Government Accountability

El Salvador’s State of Exception: Four Years of Questionable Security at the Cost of Liberty

By Economics Desk | February 25, 2026

El Salvador extends its state of exception into a fourth year, boasting reduced crime rates but raising serious concerns over human rights abuses and unchecked governmental power.

In March 2022, El Salvador imposed an unprecedented state of exception—a sweeping security measure promising to crack down on violent gangs destabilizing the nation. Now, with the Legislative Assembly approving the 48th extension of this regime, it marks nearly four years under extraordinary powers that suspend crucial civil liberties in the name of public safety.

This move, backed overwhelmingly by President Nayib Bukele’s party and allies, claims success through over 91,300 detentions and historic drops in homicide rates. Yet behind these figures lies an uncomfortable reality: rights routinely sacrificed, due process sidelined, and mounting allegations of torture and arbitrary arrests.

When Does Security Become Oppression?

The decree justifying this prolonged emergency spotlights “transnational criminal links” and “residual illicit activities” as reasons to maintain strict controls. But how long can a democracy justify eroding inviolable freedoms such as privacy in communications and legal defense before it crosses into authoritarianism?
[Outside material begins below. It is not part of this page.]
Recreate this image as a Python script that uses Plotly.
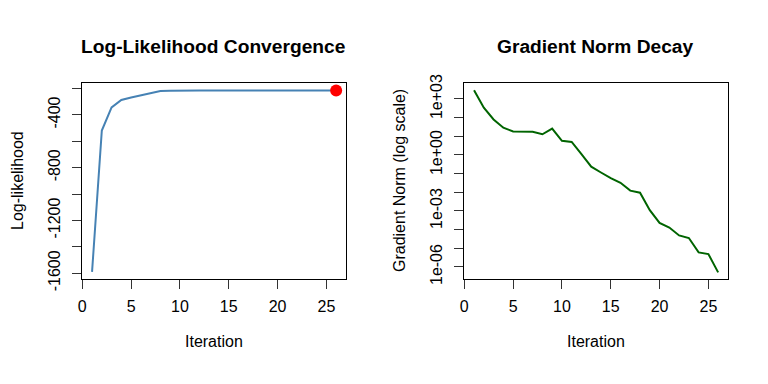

Reports from human rights organizations reveal a grim toll—over 6,400 complaints including arbitrary detention claims and at least 480 deaths in custody under suspicious circumstances. These violations strike at the core American values hold dear: individual liberty and justice under law.

A Cautionary Tale for America’s Border Security Debate

While El Salvador grapples with balancing national security against civil liberties, Washington should heed these lessons carefully. An “America First” approach demands firm but constitutional measures to protect families without surrendering our foundational rights.

If unchecked executive powers become normalized abroad under populist leaders like Bukele—who secured reelection despite constitutional bans—it poses a warning signal for our own political landscape. Are we prepared to defend freedom rather than trade it for fleeting promises of safety?

The question remains: How long before these security policies erode the very sovereignty they seek to protect? True strength for a nation lies not just in suppressing crime but preserving the rule of law that safeguards all Americans.